- **Task brief**:
Every line that contains the word "chart" should be copied.

- **Supplied data**:

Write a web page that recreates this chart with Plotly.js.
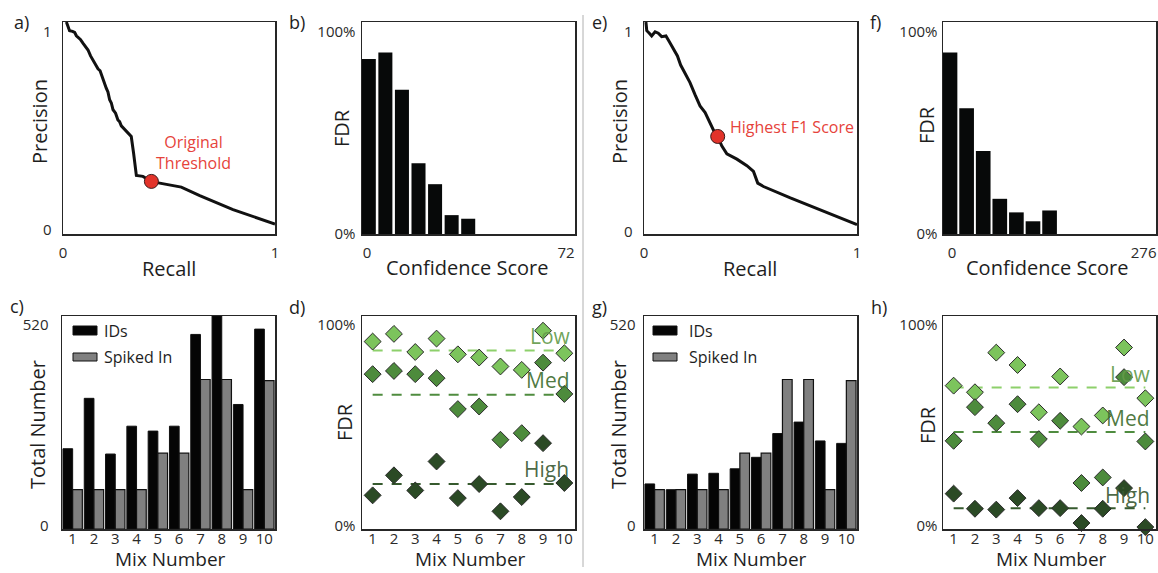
<!DOCTYPE html>
<html><head><meta charset="utf-8">
<script src="https://cdn.plot.ly/plotly-3.0.1.min.js"></script>
<style>html,body{margin:0;padding:0;background:#fff}</style>
</head><body><div id="chart" style="width:1158px;height:573px"></div>
<script>
// ---- Panel a: precision-recall (original threshold)
const prA_recall    = [0.016,0.024,0.031,0.045,0.055,0.063,0.071,0.082,0.094,0.106,0.118,0.130,0.142,0.155,0.165,0.175,0.181,0.192,0.204,0.212,0.220,0.228,0.236,0.248,0.259,0.267,0.275,0.288,0.299,0.311,0.322,0.333,0.346,0.377,0.417,0.456,0.558,0.645,0.802,1.0];
const prA_precision = [1.000,0.975,0.959,0.956,0.951,0.935,0.928,0.918,0.900,0.885,0.868,0.840,0.821,0.800,0.779,0.770,0.750,0.722,0.688,0.670,0.633,0.618,0.586,0.570,0.538,0.530,0.510,0.496,0.484,0.470,0.460,0.381,0.276,0.272,0.248,0.240,0.221,0.181,0.115,0.047];
const prA_pointRecall = [0.417], prA_pointPrecision = [0.248];
// ---- Panel e: precision-recall (highest F1)
const prE_recall    = [0.009,0.013,0.025,0.036,0.052,0.067,0.083,0.103,0.119,0.138,0.157,0.172,0.193,0.216,0.240,0.263,0.287,0.310,0.329,0.346,0.365,0.389,0.436,0.483,0.514,0.534,0.561,0.687,0.843,1.0];
const prE_precision = [1.000,0.959,0.947,0.934,0.954,0.947,0.931,0.934,0.907,0.876,0.840,0.797,0.755,0.714,0.656,0.604,0.573,0.526,0.484,0.460,0.416,0.378,0.353,0.322,0.295,0.240,0.224,0.170,0.107,0.044];
const prE_pointRecall = [0.346], prE_pointPrecision = [0.460];
// ---- Panels b, f: FDR by confidence score bin
const confB = [2.3, 7.9, 13.5, 19.1, 24.7, 30.3, 35.9];
const fdrB  = [0.826, 0.856, 0.680, 0.334, 0.235, 0.089, 0.072];
const confF = [9.1, 30.6, 52.1, 73.6, 95.1, 116.6, 138.1];
const fdrF  = [0.856, 0.593, 0.392, 0.166, 0.102, 0.060, 0.111];
// ---- Panels c, g: totals per mix
const mixNumber = [1,2,3,4,5,6,7,8,9,10];
const idsC     = [196, 319, 183, 251, 239, 251, 475, 520, 304, 488];
const spikedC  = [96, 96, 96, 96, 185, 185, 365, 365, 96, 362];
const idsG     = [110, 96, 134, 136, 147, 175, 233, 261, 215, 209];
const spikedG  = [96, 96, 96, 96, 185, 185, 365, 365, 96, 362];
// ---- Panels d, h: FDR per mix at Low / Med / High thresholds
const lowD  = [0.880,0.916,0.831,0.894,0.820,0.805,0.763,0.747,0.931,0.825];
const medD  = [0.727,0.742,0.727,0.708,0.563,0.575,0.419,0.450,0.781,0.634];
const highD = [0.158,0.252,0.181,0.317,0.145,0.211,0.083,0.150,0.403,0.216];
const avgD  = {low:0.838, med:0.630, high:0.211};
const lowH  = [0.673,0.642,0.828,0.770,0.548,0.716,0.481,0.533,0.852,0.614];
const medH  = [0.414,0.572,0.497,0.586,0.422,0.508,0.216,0.242,0.713,0.411];
const highH = [0.166,0.095,0.091,0.145,0.098,0.098,0.028,0.095,0.192,0.009];
const avgH  = {low:0.664, med:0.455, high:0.098};
const levelNames = ['Low','Med','High'];
const legendNames = ['IDs','Spiked In'];

const W = 1158, H = 573;
const FONT = 'Open Sans, Noto Sans, sans-serif';
const dx = (l,r) => [l/W, r/W];
const dy = (t,b) => [1-b/H, 1-t/H];
const px = x => x/W, py = y => 1-y/H;

const greens = {low:'#7cc45c', med:'#4d8b3c', high:'#2b4a25'};
const lineGreens = {low:'#8dd06b', med:'#4f8c3f', high:'#365a2e'};
const textGreens = {low:'rgba(100,155,75,0.92)', med:'rgba(62,110,48,0.92)', high:'rgba(60,90,52,0.92)'};

const traces = [];
function pr(xa, ya, rec, prec, pr0, pp0){
  traces.push({type:'scatter', mode:'lines', x:rec, y:prec, xaxis:xa, yaxis:ya,
    line:{color:'#111', width:3, shape:'linear'}, hoverinfo:'skip', cliponaxis:false});
  traces.push({type:'scatter', mode:'markers', x:pr0, y:pp0, xaxis:xa, yaxis:ya,
    marker:{color:'#e2332a', size:14, line:{color:'#3a1a1a', width:1}}, cliponaxis:false});
}
pr('x','y', prA_recall, prA_precision, prA_pointRecall, prA_pointPrecision);
pr('x3','y3', prE_recall, prE_precision, prE_pointRecall, prE_pointPrecision);

traces.push({type:'bar', x:confB, y:fdrB, xaxis:'x2', yaxis:'y2', width:4.74,
  marker:{color:'#070909', line:{width:0}}});
traces.push({type:'bar', x:confF, y:fdrF, xaxis:'x4', yaxis:'y4', width:19,
  marker:{color:'#070909', line:{width:0}}});

function grouped(xa, ya, ids, sp){
  traces.push({type:'bar', name:legendNames[0], x:mixNumber, y:ids, xaxis:xa, yaxis:ya,
    offsetgroup:'a', marker:{color:'#050505', line:{color:'#111', width:1}}});
  traces.push({type:'bar', name:legendNames[1], x:mixNumber, y:sp, xaxis:xa, yaxis:ya,
    offsetgroup:'b', marker:{color:'#808080', line:{color:'#111', width:1.2}}});
}
grouped('x5','y5', idsC, spikedC);
grouped('x7','y7', idsG, spikedG);

function fdrPanel(xa, ya, low, med, high, avg){
  const lv = [['low',low],['med',med],['high',high]];
  lv.forEach(([k]) => {
    traces.push({type:'scatter', mode:'lines', x:[mixNumber[0], mixNumber[mixNumber.length-1]],
      y:[avg[k], avg[k]], xaxis:xa, yaxis:ya, line:{color:lineGreens[k], width:2, dash:'10px,9px'},
      hoverinfo:'skip'});
  });
  lv.forEach(([k,vals]) => {
    traces.push({type:'scatter', mode:'markers', x:mixNumber, y:vals, xaxis:xa, yaxis:ya,
      cliponaxis:false,
      marker:{symbol:'diamond', size:13, color:greens[k], line:{color:'#2a2a2a', width:1}}});
  });
}
fdrPanel('x6','y6', lowD, medD, highD, avgD);
fdrPanel('x8','y8', lowH, medH, highH, avgH);

const baseAxis = {showline:true, mirror:true, linecolor:'#262626', linewidth:1.5, showgrid:false,
  zeroline:false, ticks:'', tickfont:{family:FONT, size:15, color:'#2a2a2a'}, fixedrange:true};
function ax(o){ return Object.assign({}, baseAxis, o); }
const bottomX = {range:[0.5,10.5], tickvals:mixNumber, ticklabelstandoff:-5};

const layout = {
  width:W, height:H, margin:{l:0,r:0,t:0,b:0}, paper_bgcolor:'#fff', plot_bgcolor:'#fff',
  showlegend:false, barmode:'group', bargap:0.09, bargroupgap:0,
  font:{family:FONT},
  // a
  xaxis: ax({domain:dx(63,275), anchor:'y', range:[0,1], tickvals:[0,1], ticktext:['0','1'], ticklabelstandoff:4}),
  yaxis: ax({domain:dy(22,234), anchor:'x', range:[0,1], tickvals:[0.02,0.953], ticktext:['0','1'], ticklabelstandoff:7}),
  // b
  xaxis2: ax({domain:dx(362,575), anchor:'y2', range:[0,72], tickvals:[1.7,69], ticktext:['0','72'], ticklabelstandoff:4}),
  yaxis2: ax({domain:dy(22,234), anchor:'x2', range:[0,1], tickvals:[0,0.953], ticktext:['0%','100%'], ticklabelstandoff:2}),
  // e
  xaxis3: ax({domain:dx(644,857), anchor:'y3', range:[0,1], tickvals:[0,1], ticktext:['0','1'], ticklabelstandoff:4}),
  yaxis3: ax({domain:dy(22,234), anchor:'x3', range:[0,1], tickvals:[0.01,0.953], ticktext:['0','1'], ticklabelstandoff:7}),
  // f
  xaxis4: ax({domain:dx(943,1156), anchor:'y4', range:[0,276], tickvals:[11.7,260], ticktext:['0','276'], ticklabelstandoff:4}),
  yaxis4: ax({domain:dy(22,234), anchor:'x4', range:[0,1], tickvals:[0,0.953], ticktext:['0%','100%'], ticklabelstandoff:1}),
  // c
  xaxis5: ax(Object.assign({domain:dx(62,275), anchor:'y5'}, bottomX)),
  yaxis5: ax({domain:dy(316,529), anchor:'x5', range:[0,520], tickvals:[7,498], ticktext:['0','520'], ticklabelstandoff:9}),
  // d
  xaxis6: ax(Object.assign({domain:dx(362,575), anchor:'y6'}, bottomX)),
  yaxis6: ax({domain:dy(316,529), anchor:'x6', range:[0,1], tickvals:[0.014,0.958], ticktext:['0%','100%'], ticklabelstandoff:2}),
  // g
  xaxis7: ax(Object.assign({domain:dx(644,857), anchor:'y7'}, bottomX)),
  yaxis7: ax({domain:dy(316,529), anchor:'x7', range:[0,520], tickvals:[7,498], ticktext:['0','520'], ticklabelstandoff:4}),
  // h
  xaxis8: ax(Object.assign({domain:dx(943,1156), anchor:'y8'}, bottomX)),
  yaxis8: ax({domain:dy(316,529), anchor:'x8', range:[0,1], tickvals:[0.014,0.958], ticktext:['0%','100%'], ticklabelstandoff:1}),
  shapes: [
    {type:'line', xref:'paper', yref:'paper', x0:px(583), x1:px(583), y0:py(15), y1:py(567), line:{color:'#b0b0b0', width:1}},
  ],
  annotations: []
};

function txt(text, x, y, size, opts){
  layout.annotations.push(Object.assign({text, x:px(x), y:py(y), xref:'paper', yref:'paper',
    showarrow:false, xanchor:'center', yanchor:'middle',
    font:{family:FONT, size, color:'#1e1e1e'}}, opts||{}));
}
// panel letters
[['a)',12,22],['b)',287,22],['e)',590,22],['f)',868,22],['c)',8,306],['d)',287,307],['g)',590,307],['h)',869,307]]
  .forEach(([t,x,y]) => txt(t, x, y, 18, {xanchor:'left'}));
// axis titles
txt('Recall', 169, 268, 20); txt('Recall', 750, 268, 20);
txt('Precision', 40, 122, 20, {textangle:-90}); txt('Precision', 620, 122, 20, {textangle:-90});
txt('Confidence Score', 467, 267, 20); txt('Confidence Score', 1047, 267, 20);
txt('FDR', 342, 128, 20, {textangle:-90}); txt('FDR', 926, 125, 20, {textangle:-90});
txt('Total Number', 37, 425, 20, {textangle:-90}); txt('Total Number', 618, 425, 20, {textangle:-90});
txt('FDR', 344, 422, 20, {textangle:-90}); txt('FDR', 927, 425, 20, {textangle:-90});
txt('Mix Number', 170, 559, 19); txt('Mix Number', 470, 559, 19);
txt('Mix Number', 751, 559, 19); txt('Mix Number', 1051, 559, 19);
// point labels
txt('Original<br>Threshold', 193, 152, 16, {font:{family:FONT, size:16, color:'#e6433b'}});
txt('Highest F1 Score', 728, 127, 16, {xanchor:'left', font:{family:FONT, size:16, color:'#e6433b'}});
// level labels
const lvlKeys = ['low','med','high'];
[[550,336],[548,380],[546,469]].forEach(([x,y],i) => txt(levelNames[i], x, y, 21, {font:{family:FONT, size:21, color:textGreens[lvlKeys[i]]}}));
[[1130,374],[1128,418],[1127,495]].forEach(([x,y],i) => txt(levelNames[i], x, y, 21, {font:{family:FONT, size:21, color:textGreens[lvlKeys[i]]}}));
// legends (c, g)
[[73,102],[653,687]].forEach(([bx,tx]) => {
  layout.shapes.push({type:'rect', xref:'paper', yref:'paper', x0:px(bx), x1:px(bx+24), y0:py(335), y1:py(326), fillcolor:'#050505', line:{color:'#111', width:1}});
  layout.shapes.push({type:'rect', xref:'paper', yref:'paper', x0:px(bx), x1:px(bx+24), y0:py(361), y1:py(353), fillcolor:'#808080', line:{color:'#111', width:1}});
  txt(legendNames[0], tx, 331, 16, {xanchor:'left'});
  txt(legendNames[1], tx, 357, 16, {xanchor:'left'});
});

Plotly.newPlot('chart', traces, layout, {staticPlot:true, displayModeBar:false});
</script>
</body></html>
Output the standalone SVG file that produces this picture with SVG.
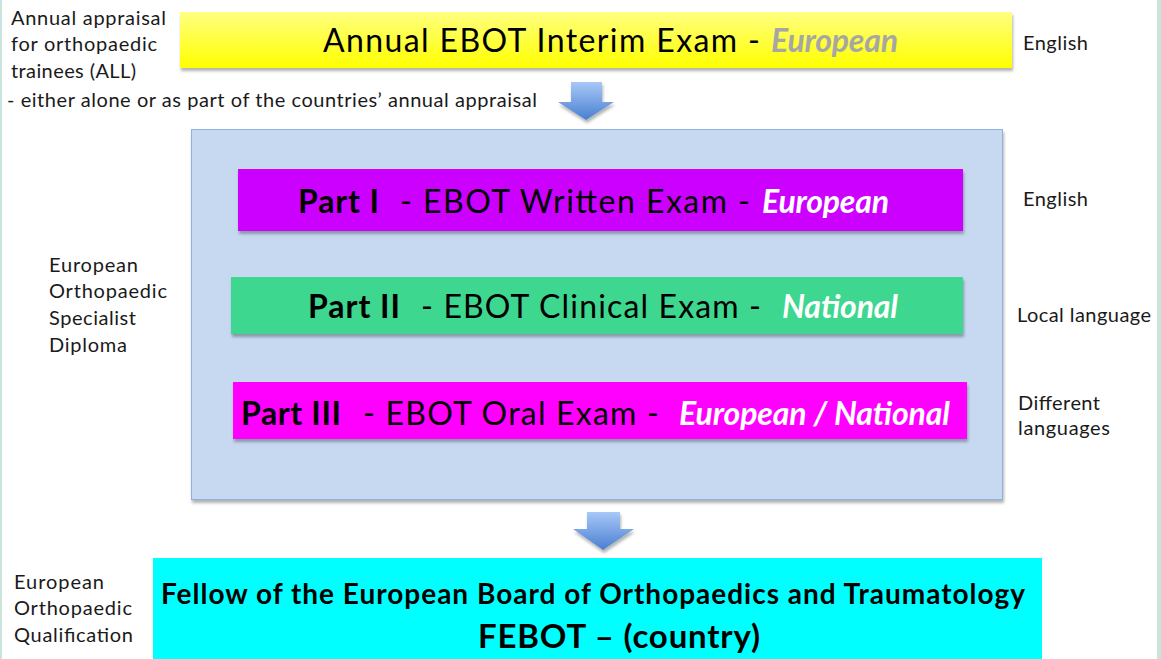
<svg xmlns="http://www.w3.org/2000/svg" width="1161" height="659" viewBox="0 0 1161 659">
<style>
.lbl{font-family:Lato,"Liberation Sans",sans-serif;font-size:20px;fill:#1a1a1a}
.big{font-family:Lato,"Liberation Sans",sans-serif;font-size:32px;fill:#000}
.b{font-weight:bold}
.bi{font-weight:bold;font-style:italic}
.w{fill:#fff}
</style>
<defs>
<linearGradient id="gy" x1="0" y1="0" x2="0" y2="1">
<stop offset="0" stop-color="#ffff80"/>
<stop offset="1" stop-color="#ffff00"/>
</linearGradient>
<linearGradient id="ga" x1="0" y1="0" x2="0" y2="1">
<stop offset="0" stop-color="#a7c8f8"/>
<stop offset="1" stop-color="#4a7fd0"/>
</linearGradient>
<filter id="sh" x="-5%" y="-20%" width="110%" height="150%">
<feDropShadow dx="1" dy="3" stdDeviation="1.5" flood-color="#000" flood-opacity="0.3"/>
</filter>
</defs>
<rect width="1161" height="659" fill="#fff"/>
<rect x="0" y="0" width="2" height="659" fill="#c8e4dc"/>
<rect x="1157" y="0" width="4" height="659" fill="#c8e4dc"/>

<g id="notes">
<text class="lbl" x="11" y="25" textLength="155">Annual appraisal</text>
<text class="lbl" x="11" y="51" textLength="146">for orthopaedic</text>
<text class="lbl" x="11" y="78" textLength="125">trainees (ALL)</text>
<text class="lbl" x="7" y="107" textLength="530">- either alone or as part of the countries’ annual appraisal</text>
<text class="lbl" x="1023" y="50" textLength="65">English</text>
<text class="lbl" x="49" y="272" textLength="89">European</text>
<text class="lbl" x="49" y="298" textLength="118">Orthopaedic</text>
<text class="lbl" x="49" y="325" textLength="87">Specialist</text>
<text class="lbl" x="49" y="352" textLength="78">Diploma</text>
<text class="lbl" x="1023" y="206" textLength="65">English</text>
<text class="lbl" x="1017" y="322" textLength="134">Local language</text>
<text class="lbl" x="1018" y="410" textLength="82">Different</text>
<text class="lbl" x="1018" y="435" textLength="92">languages</text>
<text class="lbl" x="14" y="589" textLength="90">European</text>
<text class="lbl" x="14" y="615" textLength="118">Orthopaedic</text>
<text class="lbl" x="14" y="642" textLength="119">Qualification</text>
</g>

<g id="interim">
<rect x="180" y="12" width="832" height="56" fill="url(#gy)" filter="url(#sh)"/>
<text class="big" x="323" y="52" textLength="437">Annual EBOT Interim Exam -</text>
<text class="big bi" x="771" y="52" textLength="127" style="fill:#a6a6a6">European</text>
</g>

<g id="connectors">
<path d="M571,82 H602 V102 H614 L586,120 L558,102 H571 Z" fill="url(#ga)" filter="url(#sh)"/>
<path d="M587,512 H620 V529 H634 L603,550 L573,529 H587 Z" fill="url(#ga)" filter="url(#sh)"/>
</g>

<g id="diploma">
<rect x="191.5" y="129.5" width="811" height="370" fill="#c6d9f1" stroke="#8db3e2" stroke-width="1" filter="url(#sh)"/>
</g>

<g id="part1">
<rect x="238" y="169" width="725" height="62" fill="#cc00ff" filter="url(#sh)"/>
<text class="big b" x="298" y="213" textLength="81">Part I</text>
<text class="big" x="400" y="213" textLength="350">- EBOT Written Exam  -</text>
<text class="big bi w" x="762" y="213" textLength="127">European</text>
</g>

<g id="part2">
<rect x="231" y="277" width="732" height="57" fill="#3cd78f" filter="url(#sh)"/>
<text class="big b" x="308" y="318" textLength="92">Part II</text>
<text class="big" x="421" y="318" textLength="340">- EBOT Clinical Exam  -</text>
<text class="big bi w" x="782" y="318" textLength="116">National</text>
</g>

<g id="part3">
<rect x="233" y="382" width="734" height="57" fill="#ff00ff" filter="url(#sh)"/>
<text class="big b" x="241" y="425" textLength="100">Part III</text>
<text class="big" x="363" y="425" textLength="296">- EBOT Oral Exam  -</text>
<text class="big bi w" x="679" y="425" textLength="271">European / National</text>
</g>

<g id="febot">
<rect x="153" y="558" width="889" height="110" fill="#00ffff"/>
<text class="b" x="161" y="604" textLength="864" style="font-family:Lato,'Liberation Sans',sans-serif;font-size:28px;fill:#000">Fellow of the European Board of Orthopaedics and Traumatology</text>
<text class="b" x="478" y="648" textLength="282" style="font-family:Lato,'Liberation Sans',sans-serif;font-size:33px;fill:#000">FEBOT – (country)</text>
</g>
</svg>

- **Task output**:
Write a web page that recreates this chart with Plotly.js.
</head><body><div id="chart" style="width:1158px;height:573px"></div>
Plotly.newPlot('chart', traces, layout, {staticPlot:true, displayModeBar:false});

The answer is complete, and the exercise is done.